Amtrak's fully allocated route accounting system, which includes factors such as enormous depreciation, overhead, corporate costs, support centers and retirement, "is an enormous amount of money that ends up sinking the trains," Rosenwald said

"Almost all long-distance trains, except the Cardinal and the Eagle, cover their costs," Rosenwald said.

(NOTE: the writer believes Rosenwald may have meant to say the Sunset Limited but mistakenly referred to the Eagle, due to the Eagle formerly being a tri-weekly train, like the Cardinal and Sunset.).

"Most long-distance trains cover their direct costs, involving labor, fuel, etc., but no long-distance trains cover the fully allocated costs of the entire system and overhead," he said.

"With the fully-allocated cost system, not even the Auto Train makes money," Rosenwald said. "The long-distance trains get penalized for the system's overhead. Under this system, not even the NEC spine can take the overhead and be profitable."

Regarding poor Union Pacific timekeeping and dispatching of Amtrak trains, specifically the California Zephyr, which runs through Omaha, Denver and Salt Lake City, Alan Yorker, the president of the National Association of Railroad Passengers, advised advocates to put pressure on the large corporation by writing and complaining to them about the low priority the U.P. places on passenger train handling.

Since the railroads have launched an advertising campaign to improve their image to the nation, what could be of better timeliness than to write about the carrier's poor handling of its contracted Amtrak trains.

"State how you recently rode Amtrak and how U.P. had a hard time getting the train to move," Yorker said. He said speeds in California have increased in many ways because citizens demanded timely service.

Yorker, an Atlanta psychologist, said legal action is time-consuming. Yorker recommended political pressure from congressional representatives of the states served by carriers such as U.P. might also be an avenue for improvement.

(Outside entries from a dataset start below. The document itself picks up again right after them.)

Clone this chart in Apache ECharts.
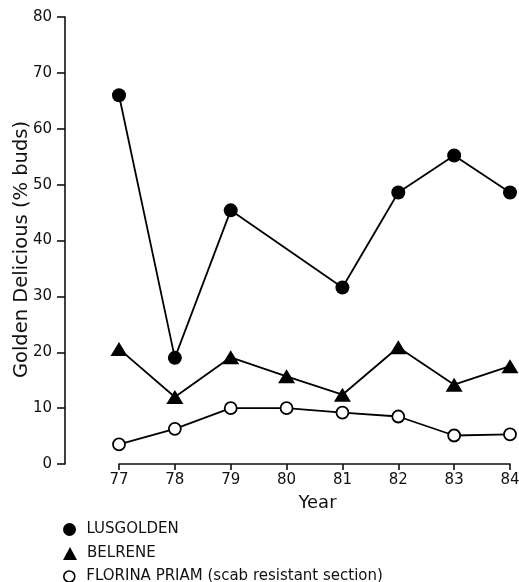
<!DOCTYPE html>
<html>
<head>
<meta charset="utf-8">
<script src="https://cdn.jsdelivr.net/npm/echarts@6/dist/echarts.min.js"></script>
<style>
html,body{margin:0;padding:0;background:#fff;}
#chart{width:519px;height:582px;}
</style>
</head>
<body>
<div id="chart"></div>
<script>
var years = [77, 78, 79, 80, 81, 82, 83, 84];
var lusgolden = [66.0, 19.0, 45.4, null, 31.6, 48.6, 55.2, 48.6];
var belrene = [20.6, 12.0, 19.1, 15.7, 12.4, 20.9, 14.2, 17.5];
var florina = [3.5, 6.3, 10.0, 10.0, 9.2, 8.5, 5.1, 5.3];
var seriesNames = ['LUSGOLDEN', 'BELRENE', 'FLORINA PRIAM (scab resistant section)'];
var yTitle = 'Golden Delicious (% buds)';
var xTitle = 'Year';

function pairs(vals) {
  return years.map(function (y, i) { return [y, vals[i]]; });
}

var FONT = 'DejaVu Sans';
var legendIcons = ['circle', 'triangle', 'circle'];
var legendStyles = [
  {color: '#000', borderWidth: 0},
  {color: '#000', borderWidth: 0},
  {color: '#fff', borderColor: '#000', borderWidth: 1.6}
];
var legendTops = [522, 546, 569];
var legends = seriesNames.map(function (n, i) {
  return {
    orient: 'vertical', left: 63, top: legendTops[i], padding: 0,
    itemWidth: 14, itemHeight: i === 2 ? 11 : 13,
    textStyle: {fontFamily: FONT, fontSize: 15, color: '#111', padding: [0, 0, 0, 5]},
    data: [{name: n, icon: legendIcons[i], itemStyle: legendStyles[i]}]
  };
});

var chart = echarts.init(document.getElementById('chart'), null, {renderer: 'canvas'});
chart.setOption({
  backgroundColor: '#fff',
  animation: false,
  textStyle: {fontFamily: FONT, color: '#111'},
  grid: {left: 119, right: 9, top: 17, bottom: 118, containLabel: false, outerBoundsMode: 'none'},
  xAxis: {
    type: 'value', min: 77, max: 84, interval: 1,
    name: xTitle, nameLocation: 'middle', nameGap: 30, nameMoveOverlap: false,
    nameTextStyle: {fontFamily: FONT, fontSize: 18, color: '#111', padding: [0, 0, 0, 6]},
    axisLine: {show: true, onZero: false, lineStyle: {color: '#111', width: 1.6}},
    axisTick: {show: true, length: 6, inside: false, lineStyle: {color: '#111', width: 1.6}},
    axisLabel: {fontFamily: FONT, fontSize: 15, color: '#111', margin: 9},
    splitLine: {show: false}
  },
  yAxis: {
    type: 'value', min: 0, max: 80, interval: 10, offset: 54,
    name: yTitle, nameLocation: 'middle', nameGap: 33, nameRotate: 90, nameMoveOverlap: false,
    nameTextStyle: {fontFamily: FONT, fontSize: 19.5, color: '#111', padding: [0, 18, 0, 0]},
    axisLine: {show: true, lineStyle: {color: '#111', width: 1.6}},
    axisTick: {show: true, length: 8, lineStyle: {color: '#111', width: 1.6}},
    axisLabel: {fontFamily: FONT, fontSize: 15, color: '#111', margin: 13},
    splitLine: {show: false}
  },
  legend: legends,
  series: [
    {
      name: seriesNames[0], type: 'line', data: pairs(lusgolden), connectNulls: true,
      symbol: 'circle', symbolSize: 14,
      lineStyle: {color: '#000', width: 1.8},
      itemStyle: {color: '#000', borderWidth: 0}
    },
    {
      name: seriesNames[1], type: 'line', data: pairs(belrene),
      symbol: 'triangle', symbolSize: [17, 14],
      lineStyle: {color: '#000', width: 1.8},
      itemStyle: {color: '#000', borderWidth: 0}
    },
    {
      name: seriesNames[2], type: 'line', data: pairs(florina),
      symbol: 'circle', symbolSize: 12,
      lineStyle: {color: '#000', width: 1.8},
      itemStyle: {color: '#fff', borderColor: '#000', borderWidth: 1.8}
    }
  ]
});
</script>
</body>
</html>
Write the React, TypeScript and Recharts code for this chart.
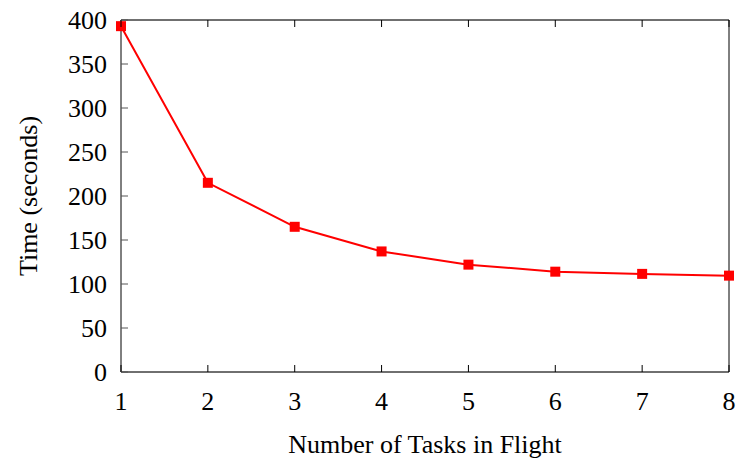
import React from 'react';
import { LineChart, Line, XAxis, YAxis, CartesianGrid, Label } from 'recharts';

const tasks = [1, 2, 3, 4, 5, 6, 7, 8];
const times = [393, 215, 165, 137, 122, 114, 111.5, 109.5];
const yTicks = [0, 50, 100, 150, 200, 250, 300, 350, 400];
const xTicks = [1, 2, 3, 4, 5, 6, 7, 8];

const data = tasks.map((t, i) => ({ tasks: t, time: times[i] }));

const FONT = '"Liberation Serif", "Times New Roman", serif';
const FS = 26;
const TICK_LEN = 7;

const BottomTick = (props: any) => {
  const { x, y, payload } = props;
  return (
    <g>
      <line x1={x} y1={y} x2={x} y2={y - TICK_LEN} stroke="#000" strokeWidth={1} />
      <text x={x} y={y + 38} textAnchor="middle" fontFamily={FONT} fontSize={FS} fill="#000">
        {payload.value}
      </text>
    </g>
  );
};

const TopTick = (props: any) => {
  const { x, y } = props;
  return <line x1={x} y1={y} x2={x} y2={y + TICK_LEN} stroke="#000" strokeWidth={1} />;
};

const LeftTick = (props: any) => {
  const { x, y, payload } = props;
  return (
    <g>
      <line x1={x} y1={y} x2={x + TICK_LEN} y2={y} stroke="#555" strokeWidth={1} />
      <text x={x - 14} y={y + 8.5} textAnchor="end" fontFamily={FONT} fontSize={FS} fill="#000">
        {payload.value}
      </text>
    </g>
  );
};

const RightTick = (props: any) => {
  const { x, y } = props;
  return <line x1={x} y1={y} x2={x - TICK_LEN} y2={y} stroke="#555" strokeWidth={1} />;
};

const Square = (props: any) => {
  const { cx, cy } = props;
  if (cx == null || cy == null) return null;
  return <rect x={cx - 5} y={cy - 5} width={10} height={10} fill="#ff0000" />;
};

export default function App() {
  return (
    <div style={{ position: 'absolute', left: 0, top: 0, width: 740, height: 463 }}>
      <LineChart
        width={740}
        height={463}
        data={data}
        margin={{ top: 19, right: 10, bottom: 90, left: 120 }}
      >
        <CartesianGrid horizontal vertical={false} stroke="#c0c0c0" strokeWidth={1} />
        <XAxis
          xAxisId="bottom"
          dataKey="tasks"
          type="number"
          domain={[1, 8]}
          ticks={xTicks}
          tickSize={0}
          tickMargin={0}
          tickLine={false}
          tick={<BottomTick />}
          stroke="#000"
          height={1}
          interval={0}
        >
          <Label
            value="Number of Tasks in Flight"
            position="bottom"
            offset={61.5}
            style={{ fontFamily: FONT, fontSize: FS, fill: '#000' }}
          />
        </XAxis>
        <XAxis
          xAxisId="top"
          orientation="top"
          dataKey="tasks"
          type="number"
          domain={[1, 8]}
          ticks={xTicks}
          tickSize={0}
          tickMargin={0}
          tickLine={false}
          tick={<TopTick />}
          stroke="#000"
          height={1}
          interval={0}
        />
        <YAxis
          yAxisId="left"
          type="number"
          domain={[0, 400]}
          ticks={yTicks}
          tickSize={0}
          tickMargin={0}
          tickLine={false}
          tick={<LeftTick />}
          stroke="#000"
          width={1}
          interval={0}
        >
          <Label
            value="Time (seconds)"
            angle={-90}
            position="left"
            offset={92}
            style={{ fontFamily: FONT, fontSize: FS, fill: '#000', textAnchor: 'middle' }}
          />
        </YAxis>
        <YAxis
          yAxisId="right"
          orientation="right"
          type="number"
          domain={[0, 400]}
          ticks={yTicks}
          tickSize={0}
          tickMargin={0}
          tickLine={false}
          tick={<RightTick />}
          stroke="#000"
          width={1}
          interval={0}
        />
        <Line
          xAxisId="bottom"
          yAxisId="left"
          type="linear"
          dataKey="time"
          stroke="#ff0000"
          strokeWidth={2}
          dot={<Square />}
          activeDot={false}
          isAnimationActive={false}
        />
      </LineChart>
    </div>
  );
}
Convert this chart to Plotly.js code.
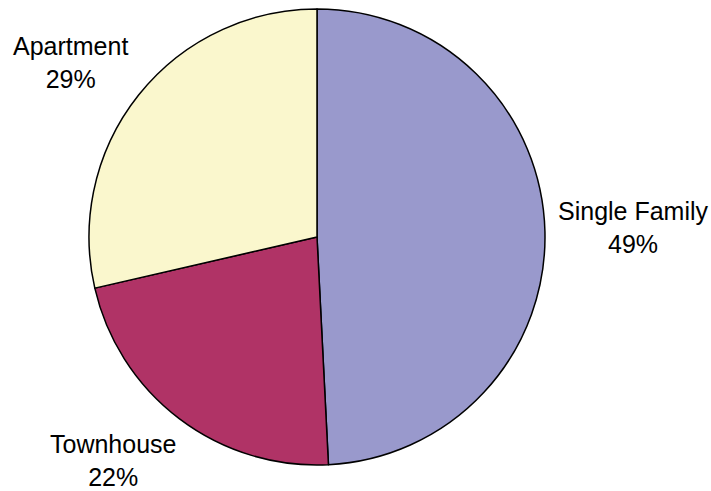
<!DOCTYPE html>
<html>
<head>
<meta charset="utf-8">
<script src="https://cdn.plot.ly/plotly-3.0.1.min.js"></script>
<style>html,body{margin:0;padding:0;background:#fff;}#chart{width:711px;height:491px;}</style>
</head>
<body>
<div id="chart"></div>
<script>
// Data
var categories = ["Single Family", "Townhouse", "Apartment"];
var shares = [49.2, 22.2, 28.6];
var sliceColors = ["#9999CC", "#B03366", "#FAF7CD"];

var W = 711, H = 491;
var cx = 317, cy = 237, r = 228;

var total = shares.reduce(function(a, b){ return a + b; }, 0);
var labelPos = [ [633, 227], [113, 460], [70, 62] ];

var annotations = categories.map(function(c, i){
  return {
    text: c + "<br>" + Math.round(shares[i] / total * 100) + "%",
    x: labelPos[i][0] / W, y: 1 - labelPos[i][1] / H,
    xref: "paper", yref: "paper",
    xanchor: "center", yanchor: "middle",
    showarrow: false, align: "center",
    font: {family: "Liberation Sans, Arial, sans-serif", size: 25, color: "#000"}
  };
});

var trace = {
  type: "pie",
  labels: categories,
  values: shares,
  sort: false,
  direction: "clockwise",
  rotation: 0,
  textinfo: "none",
  hoverinfo: "label+percent",
  marker: {colors: sliceColors, line: {color: "#000", width: 1.5}},
  domain: {x: [(cx - r) / W, (cx + r) / W], y: [(H - cy - r) / H, (H - cy + r) / H]},
  showlegend: false
};

Plotly.newPlot("chart", [trace], {
  width: W, height: H,
  margin: {l: 0, r: 0, t: 0, b: 0},
  paper_bgcolor: "#fff",
  showlegend: false,
  annotations: annotations
}, {displayModeBar: false, staticPlot: true});
</script>
</body>
</html>
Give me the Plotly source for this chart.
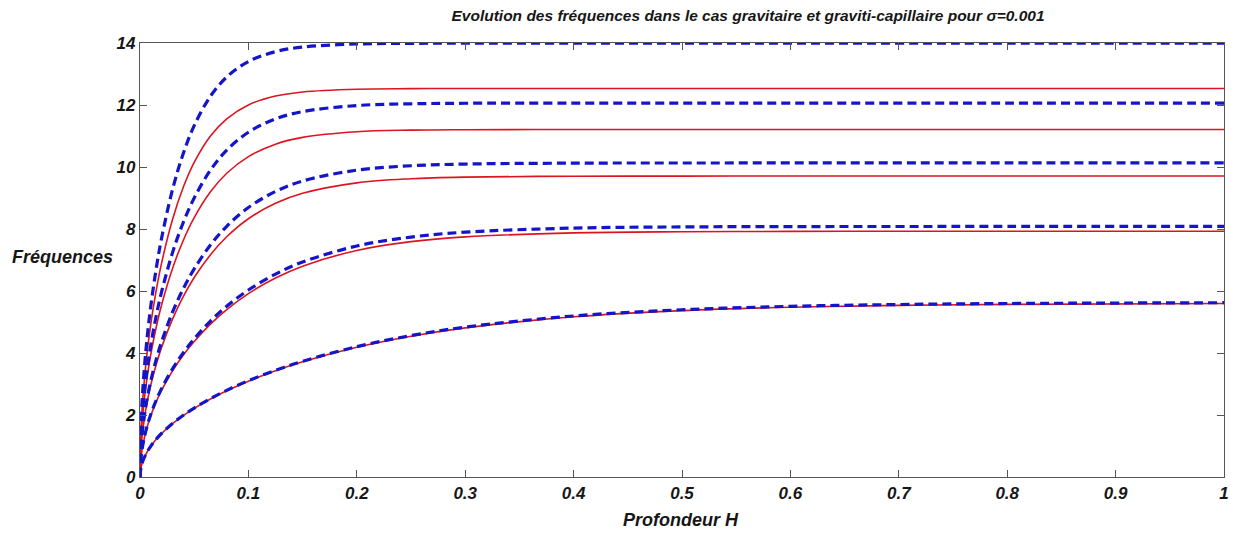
import plotly.graph_objects as go

# Water depth H (x axis)
depth = [0, 0.001, 0.003, 0.006, 0.01, 0.015, 0.02, 0.03, 0.04, 0.05, 0.065, 0.08,
         0.1, 0.125, 0.15, 0.2, 0.25, 0.3, 0.4, 0.5, 0.6, 0.7, 0.8, 1.0]

# Gravity case (solid red), modes 1..5
grav_1 = [0, 0.314, 0.544, 0.770, 0.993, 1.216, 1.404, 1.718, 1.982, 2.212, 2.515, 2.781,
          3.092, 3.426, 3.715, 4.183, 4.539, 4.810, 5.168, 5.368, 5.477, 5.537, 5.568, 5.595]
grav_2 = [0, 0.628, 1.088, 1.539, 1.986, 2.430, 2.803, 3.421, 3.933, 4.372, 4.932, 5.401,
          5.916, 6.419, 6.802, 7.309, 7.592, 7.746, 7.875, 7.912, 7.923, 7.926, 7.927, 7.927]
grav_3 = [0, 0.942, 1.632, 2.307, 2.976, 3.638, 4.190, 5.095, 5.825, 6.434, 7.173, 7.751,
          8.331, 8.828, 9.150, 9.487, 9.621, 9.674, 9.703, 9.707, 9.708, 9.708, 9.708, 9.708]
grav_4 = [0, 1.257, 2.176, 3.075, 3.964, 4.838, 5.562, 6.727, 7.638, 8.365, 9.199, 9.797,
          10.336, 10.736, 10.955, 11.137, 11.189, 11.204, 11.210, 11.210, 11.210, 11.210, 11.210, 11.210]
grav_5 = [0, 1.571, 2.720, 3.842, 4.947, 6.028, 6.913, 8.306, 9.353, 10.149, 11.000, 11.556,
          12.003, 12.288, 12.421, 12.510, 12.528, 12.532, 12.533, 12.533, 12.533, 12.533, 12.533, 12.533]

# Gravity-capillary case (dashed blue), modes 1..5
capi_1 = [0, 0.316, 0.547, 0.773, 0.998, 1.222, 1.411, 1.727, 1.992, 2.223, 2.528, 2.795,
          3.107, 3.443, 3.733, 4.204, 4.562, 4.834, 5.194, 5.395, 5.505, 5.564, 5.596, 5.622]
capi_2 = [0, 0.641, 1.110, 1.569, 2.025, 2.478, 2.858, 3.488, 4.010, 4.458, 5.029, 5.507,
          6.031, 6.545, 6.935, 7.452, 7.740, 7.898, 8.029, 8.067, 8.078, 8.081, 8.082, 8.082]
capi_3 = [0, 0.983, 1.703, 2.408, 3.105, 3.796, 4.372, 5.316, 6.079, 6.713, 7.485, 8.088,
          8.693, 9.211, 9.548, 9.899, 10.040, 10.095, 10.125, 10.129, 10.130, 10.130, 10.130, 10.130]
capi_4 = [0, 1.352, 2.341, 3.309, 4.265, 5.206, 5.985, 7.238, 8.218, 9.001, 9.898, 10.542,
          11.121, 11.552, 11.787, 11.983, 12.039, 12.056, 12.062, 12.062, 12.062, 12.062, 12.062, 12.062]
capi_5 = [0, 1.754, 3.037, 4.290, 5.524, 6.731, 7.719, 9.274, 10.443, 11.333, 12.282, 12.903,
          13.402, 13.721, 13.869, 13.968, 13.989, 13.993, 13.994, 13.994, 13.994, 13.994, 13.994, 13.994]

gravity_modes = [grav_1, grav_2, grav_3, grav_4, grav_5]
capillary_modes = [capi_1, capi_2, capi_3, capi_4, capi_5]

x_ticks = [0, 0.1, 0.2, 0.3, 0.4, 0.5, 0.6, 0.7, 0.8, 0.9, 1]
y_ticks = [0, 2, 4, 6, 8, 10, 12, 14]

FONT = "Liberation Sans"
INK = "#161616"

# plot-area geometry in pixels
W, H = 1238, 533
L, R, T, B = 140, 9, 43, 56
PW, PH = W - L - R, H - T - B

fig = go.Figure()

for ys in gravity_modes:
    fig.add_trace(go.Scatter(
        x=depth, y=ys, mode="lines", line_shape="spline",
        line=dict(color="#dc1420", width=1.6),
        showlegend=False, hoverinfo="skip"))

for ys in capillary_modes:
    fig.add_trace(go.Scatter(
        x=depth, y=ys, mode="lines", line_shape="spline",
        line=dict(color="#1414c8", width=3.2, dash="9px,5px"),
        showlegend=False, hoverinfo="skip"))

tick_font = dict(family=FONT, size=17, color=INK)

fig.update_layout(
    width=W, height=H,
    margin=dict(l=L, r=R, t=T, b=B),
    paper_bgcolor="white", plot_bgcolor="white",
    title=dict(
        text="<b><i>Evolution des fréquences dans le cas gravitaire et graviti-capillaire pour σ=0.001</i></b>",
        x=748 / W, xanchor="center", y=1 - 16 / H, yanchor="middle",
        font=dict(family=FONT, size=15.5, color=INK)),
    xaxis=dict(
        range=[0, 1], tickvals=x_ticks, ticktext=[f"<b><i>{v:g}</i></b>" for v in x_ticks],
        ticks="inside", ticklen=7, tickcolor="#555", showline=True, linecolor="#555",
        linewidth=1.2, mirror="ticks", showgrid=False, zeroline=False,
        tickfont=tick_font),
    yaxis=dict(
        range=[0, 14], tickvals=y_ticks, ticktext=[f"<b><i>{v}</i></b>" for v in y_ticks],
        ticks="inside", ticklen=7, tickcolor="#555", showline=True, linecolor="#555",
        linewidth=1.2, mirror="ticks", showgrid=False, zeroline=False,
        tickfont=tick_font),
)

# Axis labels placed MATLAB style (y label horizontal, left of the axis)
fig.add_annotation(
    text="<b><i>Fréquences</i></b>", xref="paper", yref="paper",
    x=(62 - L) / PW, y=(H - B - 257) / PH, xanchor="center", yanchor="middle",
    showarrow=False, font=dict(family=FONT, size=18, color=INK))
fig.add_annotation(
    text="<b><i>Profondeur H</i></b>", xref="paper", yref="paper",
    x=(683 - L) / PW, y=(H - B - 520) / PH, xanchor="center", yanchor="middle",
    showarrow=False, font=dict(family=FONT, size=18, color=INK))

fig.write_html("out.html")
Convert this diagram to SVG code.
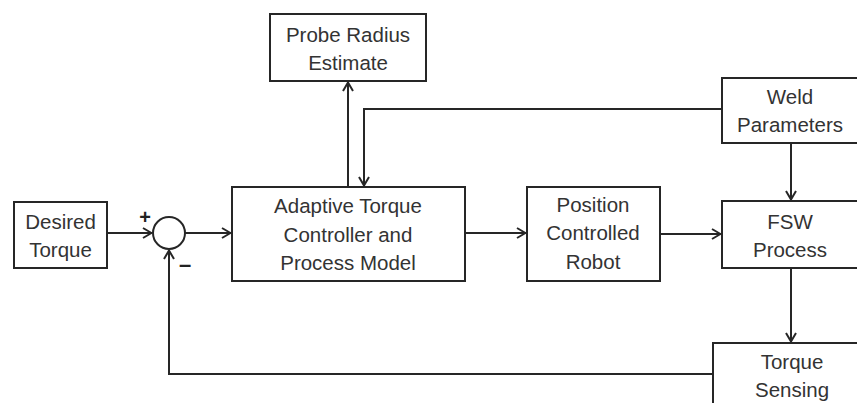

"The Union Pacific's overall operation is not responding to incentives offered by Amtrak," Yorker said. "Maybe it's time we redo the incentives by dangling more money on the high end and stiffer financial penalties on the low end."

By contrast, BNSF earned $21 million in 2001 for on-time handling of Amtrak trains, Yorker said.

In other news, Amtrak's Rosenwald said Amtrak has hired a consulting firm, McKenzie and Company, to conduct a company-wide review of performance issues.